Data Engine

The data engine uses a feedback loop to improve outputs from both human labelers and AI models within the super.AI platform.

The super.AI data engine uses a feedback loop to improve the output from both our human labelers and the models that our meta AI generates.


Enterprise-only AI features

As an AI-enabled feature, the data engine is only available to enterprise clients. To learn more, talk to our sales department: [email protected].
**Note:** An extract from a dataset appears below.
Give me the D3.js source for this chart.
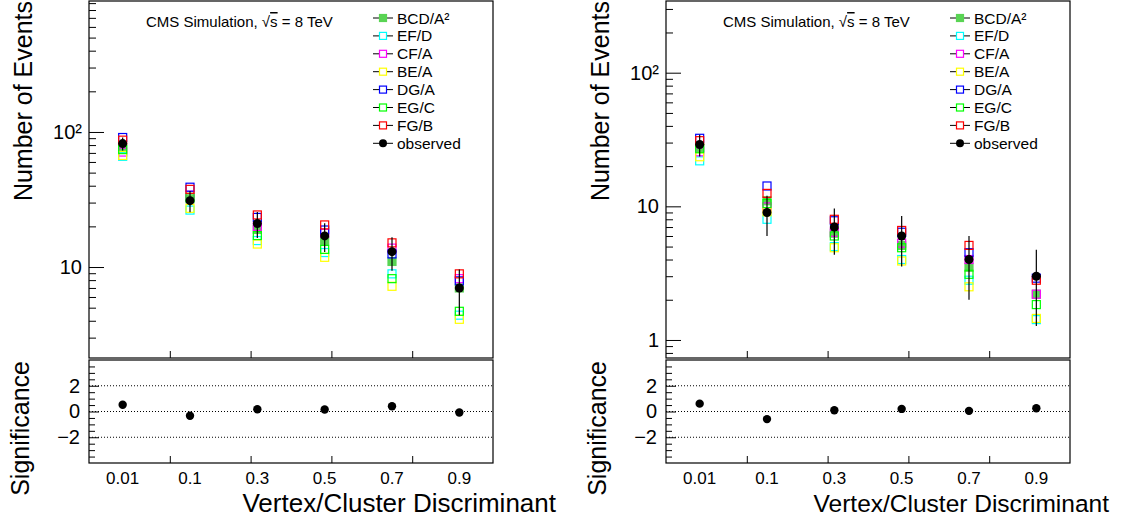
<!DOCTYPE html>
<html>
<head>
<meta charset="utf-8">
<script src="https://cdn.jsdelivr.net/npm/d3@7"></script>
<style>
  body { margin: 0; background: #fff; }
  text { font-family: "Liberation Sans", Arial, Helvetica, sans-serif; }
</style>
</head>
<body>
<svg id="chart" width="1122" height="523"></svg>
<script>
// bins of the discriminant and the prediction methods
var bins = ["0.01", "0.1", "0.3", "0.5", "0.7", "0.9"];
var methods = ["BCD/A²", "EF/D", "CF/A", "BE/A", "DG/A", "EG/C", "FG/B"];
var methodColors = ["#59d454", "#00ffff", "#ff00ff", "#ffff00", "#0000ff", "#00ff00", "#ff0000"];
var methodFilled = [true, false, false, false, false, false, false];

// left plot
var leftPred = [
  [76, 32, 19, 15.6, 11.0, 7.0],     // BCD/A2
  [66, 26.4, 15.7, 12.8, 8.9, 4.4],  // EF/D
  [71, 34, 20, 17.8, 13.8, 8.2],     // CF/A
  [67, 27.2, 14.8, 11.8, 7.2, 4.1],  // BE/A
  [91, 39, 23.3, 18.8, 12.5, 7.9],   // DG/A
  [74, 32.8, 17.1, 13.5, 8.2, 4.7],  // EG/C
  [87, 37.6, 24.3, 20.5, 15.1, 8.9]  // FG/B
];
var leftObs = [82, 31, 21, 17, 13, 7];
var leftObsErr = [9.1, 5.6, 4.6, 4.1, 3.6, 2.6];
var leftSig = [0.53, -0.33, 0.18, 0.15, 0.41, -0.08];

// right plot
var rightPred = [
  [27.6, 11.0, 6.3, 5.1, 3.5, 2.2],
  [21.9, 8.0, 5.0, 4.0, 2.8, 1.42],
  [25.6, 9.9, 6.4, 5.3, 4.0, 2.2],
  [23.5, 9.1, 4.9, 3.9, 2.5, 1.45],
  [32.3, 14.2, 7.8, 6.4, 4.5, 2.9],
  [27.0, 10.5, 6.0, 4.9, 3.1, 1.84],
  [31.0, 12.5, 8.0, 6.6, 5.1, 2.8]
];
var rightObs = [29, 9, 7, 6, 4, 3];
var rightObsErr = [5.4, 3.0, 2.65, 2.45, 2.0, 1.73];
var rightSig = [0.61, -0.59, 0.1, 0.2, 0.05, 0.25];

var svg = d3.select("#chart");

function drawPanel(opt) {
  var g = svg.append("g");
  var top = 1, mid = 358, lowTop = 360, bottom = 463;

  var x = d3.scaleLinear().domain([0, 1]).range([opt.x0, opt.x1]);
  var xc = function (i) { return x((i + 0.5) / bins.length); };
  var y = d3.scaleLog().domain(opt.yDomain).range([mid, top]);
  var ys = d3.scaleLinear().domain([-4, 4]).range([bottom, lowTop]);

  // ---- upper pad: y axis, majors and minors
  var lo = Math.floor(Math.log10(opt.yDomain[0])), hi = Math.ceil(Math.log10(opt.yDomain[1]));
  var majors = [], minors = [];
  for (var p = lo; p <= hi; p++) {
    var base = Math.pow(10, p);
    if (base >= opt.yDomain[0] && base <= opt.yDomain[1]) majors.push(base);
    for (var m = 2; m <= 9; m++) {
      var v = m * base;
      if (v >= opt.yDomain[0] && v <= opt.yDomain[1]) minors.push(v);
    }
  }
  var fmt = function (d) {
    if (d === 1) return "1";
    if (d === 10) return "10";
    return "10" + ["", "", "²", "³"][Math.round(Math.log10(d))];
  };

  g.append("g")
    .attr("transform", "translate(" + opt.x0 + ",0)")
    .call(d3.axisLeft(y).tickValues(minors).tickSize(-7).tickFormat(""))
    .call(function (a) { a.select(".domain").remove(); });

  var yAx = g.append("g")
    .attr("transform", "translate(" + opt.x0 + ",0)")
    .call(d3.axisLeft(y).tickValues(majors).tickSize(-15).tickPadding(7).tickFormat(fmt));
  yAx.select(".domain").remove();
  yAx.selectAll("text").attr("font-size", 20).attr("font-family", "Liberation Sans, Arial, sans-serif");

  // x ticks on upper pad
  g.append("g")
    .attr("transform", "translate(0," + mid + ")")
    .call(d3.axisBottom(x).tickValues([0.2, 0.4, 0.6, 0.8]).tickSize(-7).tickFormat(""))
    .call(function (a) { a.select(".domain").remove(); });

  // frame
  g.append("rect")
    .attr("x", opt.x0).attr("y", top)
    .attr("width", opt.x1 - opt.x0).attr("height", mid - top)
    .attr("fill", "none").attr("stroke", "#000").attr("stroke-width", 1.2);

  // y title
  g.append("text")
    .attr("transform", "translate(" + (opt.x0 - 57) + ",1) rotate(-90)")
    .attr("text-anchor", "end")
    .attr("font-size", 25)
    .text("Number of Events");

  // CMS label
  var cms = g.append("text")
    .attr("x", opt.x0 + 57).attr("y", 27)
    .attr("font-size", 15);
  cms.append("tspan").text("CMS Simulation, √");
  cms.append("tspan").style("text-decoration", "overline").text("s");
  cms.append("tspan").text(" = 8 TeV");

  // predictions
  methods.forEach(function (name, k) {
    g.append("g").selectAll("rect")
      .data(opt.pred[k])
      .join("rect")
      .attr("x", function (d, i) { return xc(i) - 4; })
      .attr("y", function (d) { return y(d) - 4; })
      .attr("width", 8).attr("height", 8)
      .attr("fill", methodFilled[k] ? methodColors[k] : "none")
      .attr("stroke", methodColors[k])
      .attr("stroke-width", 1.2);
  });

  // observed with error bars
  g.append("g").selectAll("line")
    .data(opt.obs)
    .join("line")
    .attr("x1", function (d, i) { return xc(i); })
    .attr("x2", function (d, i) { return xc(i); })
    .attr("y1", function (d, i) { return y(d - opt.err[i]); })
    .attr("y2", function (d, i) { return y(d + opt.err[i]); })
    .attr("stroke", "#000").attr("stroke-width", 1.2);
  g.append("g").selectAll("circle")
    .data(opt.obs)
    .join("circle")
    .attr("cx", function (d, i) { return xc(i); })
    .attr("cy", function (d) { return y(d); })
    .attr("r", 4.5).attr("fill", "#000");

  // legend
  var legNames = methods.concat(["observed"]);
  var leg = g.append("g").selectAll("g")
    .data(legNames)
    .join("g")
    .attr("transform", function (d, i) {
      return "translate(" + (opt.x1 - 110) + "," + (18 + i * 17.9) + ")";
    });
  leg.append("line")
    .attr("x1", -10).attr("x2", 10)
    .attr("stroke", "#000").attr("stroke-width", 1);
  leg.each(function (d, i) {
    var s = d3.select(this);
    if (i < methods.length) {
      s.append("rect")
        .attr("x", -3.5).attr("y", -3.5).attr("width", 7).attr("height", 7)
        .attr("fill", methodFilled[i] ? methodColors[i] : "#fff")
        .attr("stroke", methodColors[i]).attr("stroke-width", 1.2);
    } else {
      s.append("circle").attr("r", 4).attr("fill", "#000");
    }
  });
  leg.append("text")
    .attr("x", 14).attr("dy", "0.36em")
    .attr("font-size", 15.5)
    .text(function (d) { return d; });

  // ---- lower pad: significance
  [-2, 0, 2].forEach(function (v) {
    g.append("line")
      .attr("x1", opt.x0).attr("x2", opt.x1)
      .attr("y1", ys(v)).attr("y2", ys(v))
      .attr("stroke", "#000").attr("stroke-width", 1)
      .attr("stroke-dasharray", "1,2");
  });

  g.append("g")
    .attr("transform", "translate(" + opt.x0 + ",0)")
    .call(d3.axisLeft(ys).tickValues(d3.range(-3.5, 4, 0.5).filter(function (v) { return v % 2 !== 0; }))
      .tickSize(-6).tickFormat(""))
    .call(function (a) { a.select(".domain").remove(); });

  var sAx = g.append("g")
    .attr("transform", "translate(" + opt.x0 + ",0)")
    .call(d3.axisLeft(ys).tickValues([-2, 0, 2]).tickSize(-10).tickPadding(9).tickFormat(d3.format("d")));
  sAx.select(".domain").remove();
  sAx.selectAll("text").attr("font-size", 20).attr("font-family", "Liberation Sans, Arial, sans-serif");

  g.append("g")
    .attr("transform", "translate(0," + bottom + ")")
    .call(d3.axisBottom(x).tickValues([0.2, 0.4, 0.6, 0.8]).tickSize(-7).tickFormat(""))
    .call(function (a) { a.select(".domain").remove(); });

  g.append("rect")
    .attr("x", opt.x0).attr("y", lowTop)
    .attr("width", opt.x1 - opt.x0).attr("height", bottom - lowTop)
    .attr("fill", "none").attr("stroke", "#000").attr("stroke-width", 1.2);

  g.append("g").selectAll("circle")
    .data(opt.sig)
    .join("circle")
    .attr("cx", function (d, i) { return xc(i); })
    .attr("cy", function (d) { return ys(d); })
    .attr("r", 4.2).attr("fill", "#000");

  // bin labels
  g.append("g").selectAll("text")
    .data(bins)
    .join("text")
    .attr("x", function (d, i) { return xc(i); })
    .attr("y", 484)
    .attr("text-anchor", "middle")
    .attr("font-size", 17)
    .text(function (d) { return d; });

  g.append("text")
    .attr("transform", "translate(" + (opt.x0 - 60) + "," + (lowTop + 1) + ") rotate(-90)")
    .attr("text-anchor", "end")
    .attr("font-size", 25)
    .text("Significance");

  g.append("text")
    .attr("x", opt.titleEnd).attr("y", 512)
    .attr("text-anchor", "end")
    .attr("font-size", opt.titleSize)
    .text("Vertex/Cluster Discriminant");
}

drawPanel({ x0: 89, x1: 493, yDomain: [2.12, 933], pred: leftPred, obs: leftObs, err: leftObsErr, sig: leftSig, titleEnd: 556, titleSize: 26 });
drawPanel({ x0: 666, x1: 1070, yDomain: [0.733, 344], pred: rightPred, obs: rightObs, err: rightObsErr, sig: rightSig, titleEnd: 1109, titleSize: 24.5 });
</script>
</body>
</html>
There are 6 stages inside the data engine loop:

1. AI and human data labeling

The first and primary stage is to label input data with guaranteed quality, cost, and speed. You can learn more about this stage on our AI compiler page. We begin with just human labelers, but AI is introduced as soon as the second loop of the data engine, following the first run of steps 3 and 4, below.

2. Data unit tests and QA

Super.AI imposes a quality assurance (QA) process across 4 key areas: tasks, labelers, instructions, and data. You can learn about these measures in full on our QA page. If anything is flagged, we generate a unit test to know whether we got it right or not. We can use this information later to improve the AI compiler’s performance on difficult tasks.

3. AI training

We use the outputs created during the labeling process along with the outcomes from the QA stage to begin training AI models that the meta AI module has produced.

4. AI deployment

The models move into the super.AI system and become labeling sources.

5. Data selection

Based on all of the previous steps, super.AI conducts a form of active learning where we select the data that could produce the largest theoretical improvement to the quality, cost, and speed of the AI compiler and the meta AI models.

6. Data boosting

This could also be called data augmentation. In addition to the active learning that takes place in the data selection stage, we actively generate data (both synthetically and on real data) that is similar to data that the AI compiler didn’t meet the quality standard on. In other words, we oversample the places where the AI compiler and meta AI models need the most help. Once we’ve generated this data, we send it into the labeling stage, and the loop starts over.

Benefits of the data engine

The super.AI data engine forms an efficient method of using existing data and synthesising new data to improve the weakest parts of the AI compiler and the meta AI models. The result is a higher quality and more efficient overall system provided at lower costs and with improved speeds.